By bits and pieces the bendy bus chunked and disintegrated down
into a small, two-door enter-and-exit bus, the whole back
passengership darting backwards down the highway, like cereal falling
back into the box, but we kept driving. The winds tore the roof off
the bus and the doors, too, so we turned up the radio so we could
hear the song. It was a favorite. I was driving and prefer music
to conversation with most humans and now we were in a mini van;
probably some schrapnel that stuck, and all the seats with
the last of the passengers had bounced down the road
like soccer balls down a hill and the sound was loud and bright
but the song wasn't quite as good.

"I can't believe what--"

"Man. That wasn't a party, that was a--"

"Lets stop for a milkshake. The whole thing has made me hungry for rasberry."

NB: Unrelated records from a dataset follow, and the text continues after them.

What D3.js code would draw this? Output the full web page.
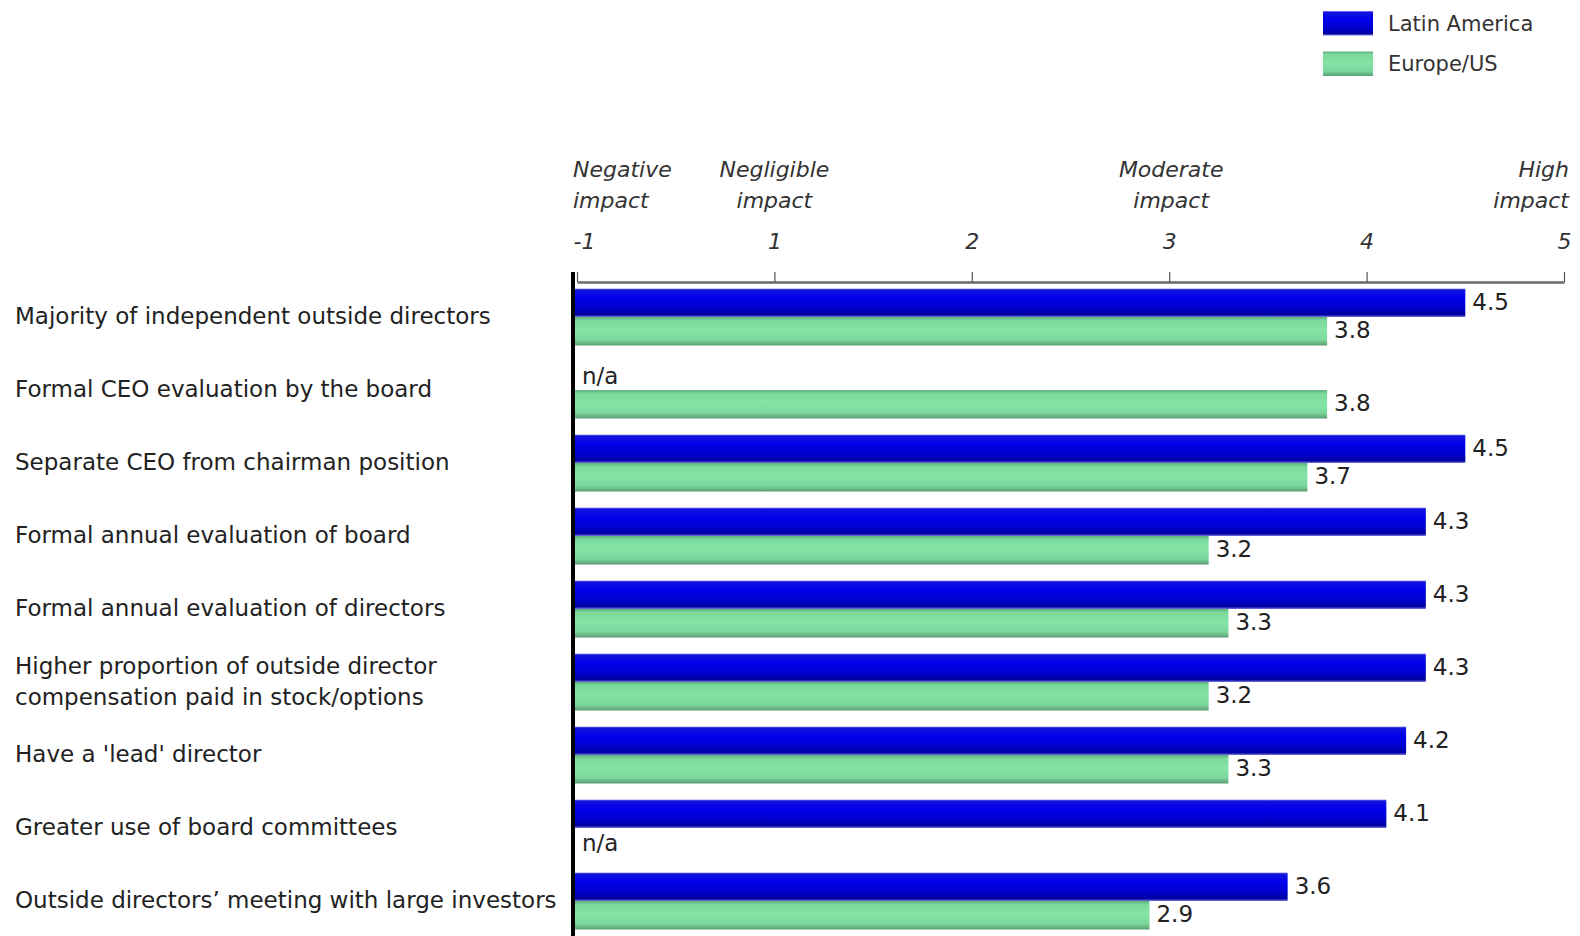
<!DOCTYPE html>
<html>
<head>
<meta charset="utf-8">
<script src="https://cdn.jsdelivr.net/npm/d3@7/dist/d3.min.js"></script>
<style>
  html, body { margin: 0; padding: 0; background: #ffffff; }
  svg { display: block; }
  text { font-family: "DejaVu Sans", Verdana, sans-serif; }
</style>
</head>
<body>
<svg id="chart" width="1580" height="936"></svg>
<script>
// Board practices and their perceived impact on governance
const categories = [
  ["Majority of independent outside directors"],
  ["Formal CEO evaluation by the board"],
  ["Separate CEO from chairman position"],
  ["Formal annual evaluation of board"],
  ["Formal annual evaluation of directors"],
  ["Higher proportion of outside director", "compensation paid in stock/options"],
  ["Have a 'lead' director"],
  ["Greater use of board committees"],
  ["Outside directors\u2019 meeting with large investors"]
];
const seriesNames = ["Latin America", "Europe/US"];
const latinAmerica = [4.5, null, 4.5, 4.3, 4.3, 4.3, 4.2, 4.1, 3.6];
const europeUS     = [3.8, 3.8, 3.7, 3.2, 3.3, 3.2, 3.3, null, 2.9];
const tickValues = [0, 1, 2, 3, 4, 5];
const tickLabels = ["-1", "1", "2", "3", "4", "5"];
const impactValues = [0, 1, 3, 5];
const impactLabels = [["Negative", "impact"], ["Negligible", "impact"], ["Moderate", "impact"], ["High", "impact"]];
const missingLabel = "n/a";

const svg = d3.select("#chart");
const defs = svg.append("defs");

// Shaded fills for the two series
const blueGrad = defs.append("linearGradient").attr("id", "gBlue")
  .attr("x1", 0).attr("y1", 0).attr("x2", 0).attr("y2", 1);
[["0%", "#9a9aff"], ["5%", "#1414dc"], ["35%", "#0000ec"], ["70%", "#0000cc"], ["92%", "#0000a0"], ["100%", "#7a7ae8"]]
  .forEach(([o, c]) => blueGrad.append("stop").attr("offset", o).attr("stop-color", c));
const greenGrad = defs.append("linearGradient").attr("id", "gGreen")
  .attr("x1", 0).attr("y1", 0).attr("x2", 0).attr("y2", 1);
[["0%", "#5fae7e"], ["12%", "#7ad99b"], ["45%", "#84e4a6"], ["80%", "#7bd89c"], ["100%", "#5a9d73"]]
  .forEach(([o, c]) => greenGrad.append("stop").attr("offset", o).attr("stop-color", c));
const fills = ["url(#gBlue)", "url(#gGreen)"];

// Scales
const x = d3.scaleLinear().domain([0, 5]).range([577, 1564]);
const rows = d3.range(categories.length);
const y = d3.scaleBand().domain(rows).range([288.5, 929.5]).paddingInner(16 / 73).paddingOuter(0);
const ySeries = d3.scaleBand().domain([0, 1]).range([0, y.bandwidth()]);

const values = [latinAmerica, europeUS];

// Top axis
const axisY = 282;
const axis = d3.axisTop(x)
  .tickValues(tickValues)
  .tickFormat((d, i) => tickLabels[i])
  .tickSize(10)
  .tickPadding(23)
  .tickSizeOuter(0);
const gAxis = svg.append("g").attr("transform", `translate(0,${axisY})`).call(axis);
gAxis.select(".domain").attr("stroke", "#6a6a6a").attr("stroke-width", 2.5);
gAxis.selectAll(".tick line").attr("stroke", "#555").attr("stroke-width", 1.2);
gAxis.selectAll(".tick text")
  .attr("font-size", 22).attr("font-style", "italic").attr("fill", "#333")
  .attr("font-family", "DejaVu Sans, Verdana, sans-serif")
  .attr("text-anchor", (d, i) => i === 0 ? "start" : "middle")
  .attr("dx", (d, i) => i === 0 ? -4 : 0);

// Impact scale headings above the ticks
const anchors = ["start", "middle", "middle", "end"];
const nudges = [-4, 0, 2, 5];
impactValues.forEach((v, i) => {
  const t = svg.append("text")
    .attr("x", x(v) + nudges[i])
    .attr("y", 177)
    .attr("text-anchor", anchors[i])
    .attr("font-size", 22).attr("font-style", "italic").attr("fill", "#333");
  impactLabels[i].forEach((line, j) => {
    t.append("tspan").attr("x", x(v) + nudges[i]).attr("dy", j === 0 ? 0 : 31).text(line);
  });
});

// Bars
const gRows = svg.append("g").selectAll("g").data(rows).join("g")
  .attr("transform", d => `translate(0,${y(d)})`);

gRows.each(function (r) {
  const g = d3.select(this);
  values.forEach((series, s) => {
    const v = series[r];
    if (v == null) {
      g.append("text")
        .attr("x", x(0) + 5)
        .attr("y", ySeries(s) + ySeries.bandwidth() / 2)
        .attr("dy", "0.36em")
        .attr("font-size", 23).attr("fill", "#222")
        .text(missingLabel);
      return;
    }
    g.append("rect")
      .attr("x", x(0) - 3)
      .attr("y", ySeries(s))
      .attr("width", x(v) - x(0) + 3)
      .attr("height", ySeries.bandwidth())
      .attr("fill", fills[s]);
    g.append("text")
      .attr("x", x(v) + 7)
      .attr("y", ySeries(s) + ySeries.bandwidth() / 2)
      .attr("dy", "0.3em")
      .attr("font-size", 23).attr("fill", "#222")
      .text(d3.format(".1f")(v));
  });
});

// Category labels
gRows.append("text")
  .attr("x", 15)
  .attr("font-size", 23).attr("fill", "#222")
  .each(function (r) {
    const lines = categories[r];
    const t = d3.select(this);
    const mid = y.bandwidth() / 2 - 1;
    lines.forEach((line, j) => {
      t.append("tspan")
        .attr("x", 15)
        .attr("y", mid + (j - (lines.length - 1) / 2) * 31)
        .attr("dy", "0.35em")
        .text(line);
    });
  });

// Zero line
svg.append("line")
  .attr("x1", x(0) - 4).attr("x2", x(0) - 4)
  .attr("y1", 272).attr("y2", 936)
  .attr("stroke", "#000").attr("stroke-width", 4);

// Legend
const legend = svg.append("g").attr("transform", "translate(1323,11)");
seriesNames.forEach((name, i) => {
  const g = legend.append("g").attr("transform", `translate(0,${i * 40.5})`);
  g.append("rect").attr("width", 50).attr("height", 24.5).attr("fill", fills[i]);
  g.append("text").attr("x", 65).attr("y", 12.5).attr("dy", "0.35em")
    .attr("font-size", 21).attr("fill", "#333").text(name);
});
</script>
</body>
</html>
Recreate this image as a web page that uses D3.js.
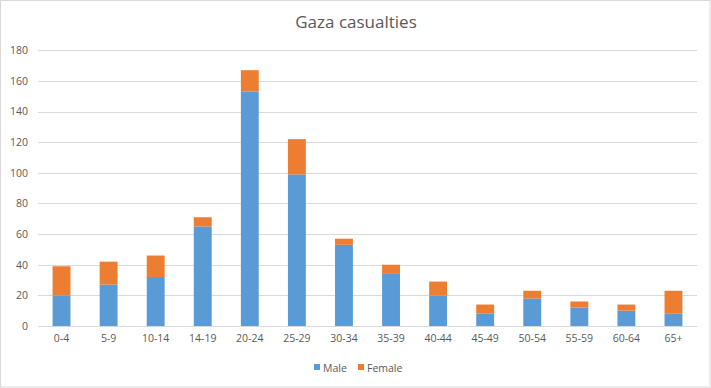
<!DOCTYPE html>
<html>
<head>
<meta charset="utf-8">
<script src="https://cdn.jsdelivr.net/npm/d3@7"></script>
<style>
  html, body { margin: 0; padding: 0; background: #fff; }
  svg { display: block; }
  text { font-family: "Open Sans", "Noto Sans", sans-serif; fill: #595959; }
</style>
</head>
<body>
<svg id="chart" width="711" height="388"></svg>
<script>
const categories = ["0-4","5-9","10-14","14-19","20-24","25-29","30-34","35-39","40-44","45-49","50-54","55-59","60-64","65+"];
const male   = [20, 27, 32, 65, 153, 99, 53, 34, 20, 8, 18, 12, 10, 8];
const female = [19, 15, 14, 6, 14, 23, 4, 6, 9, 6, 5, 4, 4, 15];
const seriesNames = ["Male", "Female"];
const colors = ["#5B9BD5", "#ED7D31"];
const yTicks = [0, 20, 40, 60, 80, 100, 120, 140, 160, 180];
const title = "Gaza casualties";

const W = 711, H = 388;
const plot = { left: 38, right: 697, top: 50.3, bottom: 326 };

const svg = d3.select("#chart");

// outer border
svg.append("rect")
  .attr("x", 0.5).attr("y", 0.5)
  .attr("width", W - 1.5).attr("height", H - 1.5)
  .attr("fill", "#fff").attr("stroke", "#D9D9D9").attr("stroke-width", 1);

const x = d3.scaleBand().domain(categories).range([plot.left, plot.right]).paddingInner(0.62).paddingOuter(0.31);
const y = d3.scaleLinear().domain([0, 180]).range([plot.bottom, plot.top]);

// gridlines
svg.append("g").selectAll("line").data(yTicks).join("line")
  .attr("x1", plot.left).attr("x2", plot.right)
  .attr("y1", d => Math.round(y(d)) + 0.5).attr("y2", d => Math.round(y(d)) + 0.5)
  .attr("stroke", "#D9D9D9").attr("stroke-width", 1);

// y axis labels
const yAxis = d3.axisLeft(y).tickValues(yTicks).tickSize(0).tickPadding(0);
const yg = svg.append("g").attr("transform", `translate(${plot.left - 10},0)`).call(yAxis);
yg.select(".domain").remove();
yg.selectAll("text").attr("font-size", 10.5).attr("fill", "#595959")
  .style("font-family", '"Open Sans", sans-serif');

// stacked bars
const data = categories.map((c, i) => ({ cat: c, Male: male[i], Female: female[i] }));
const stack = d3.stack().keys(seriesNames)(data);
svg.append("g").selectAll("g").data(stack).join("g")
  .attr("fill", (d, i) => colors[i])
  .selectAll("rect").data(d => d).join("rect")
  .attr("x", d => x(d.data.cat))
  .attr("width", x.bandwidth())
  .attr("y", d => y(d[1]))
  .attr("height", d => y(d[0]) - y(d[1]));

// x axis labels
const xAxis = d3.axisBottom(x).tickSize(0).tickPadding(0);
const xg = svg.append("g").attr("transform", `translate(0,${plot.bottom + 9})`).call(xAxis);
xg.select(".domain").remove();
xg.selectAll("text").attr("font-size", 10.5).attr("fill", "#595959")
  .style("font-family", '"Open Sans", sans-serif');

// title
svg.append("text")
  .attr("x", 356).attr("y", 28)
  .attr("text-anchor", "middle")
  .attr("font-size", 17)
  .text(title);

// legend
const legend = svg.append("g");
const legendItems = [{ name: "Male", x: 314 }, { name: "Female", x: 358 }];
legendItems.forEach((it, i) => {
  legend.append("rect").attr("x", it.x).attr("y", 364).attr("width", 6).attr("height", 6).attr("fill", colors[i]);
  legend.append("text").attr("x", it.x + 9).attr("y", 371.5).attr("font-size", 10.5).text(it.name);
});
</script>
</body>
</html>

We rolled, bits of wet slapping our faces through the windshield-craters and I have to keep shaking bits of what seems like milk? cream? cottage cheese? out of my eyes, steady the wheel with both hands so the wind doesn't take us and we pass it, overturned Dairigold truck spewing it's wares like pressurized gas.

"It's disturbing how quick that's coming out."

We roll over a deer and with two quick jolts we're in a station wagon. We've passed through two bale-wire strip mall towns and now the clouds are purple. The mini-van, the bus and the party? was it? seem so far back. The radio screes like rubbing styrofoam and soon fuzzes out.

"This far north, our favorite station is no longer an option."

"This far north, most things are no longer options."

Friday, 13 August 2010

5 years and she'll own the place; mother will be very disappointed.

They don't serve SANDWICHES in HELL, JACk!

She slammed the french-dip-daily special so hard on the counter the plate cracked. A few straws shuddered in their glasses. Au jus everywhere. As she clomped her shoes-for-crews regulation heels to the room's end, Jimmy the cook started a slow clap. Alfonse turned from the order he was taking and nodded. More claps as Jack balled his fists and swivel-headed to see where to swing. Half the room was in applause. Defeated, he dove mustacheward into soggy meatbread.

Everyone had pegged her as summer-breeze slight; the sort of pixie-do-ed flower tattoo cranked out yearly in the thousands by creative writing and graphic design programs. No one thought she had it in her, so they were surprised when next she headlocked Mary, and with a . . . we're going to finish this TONIGHT, bitch. . . dragged her outside.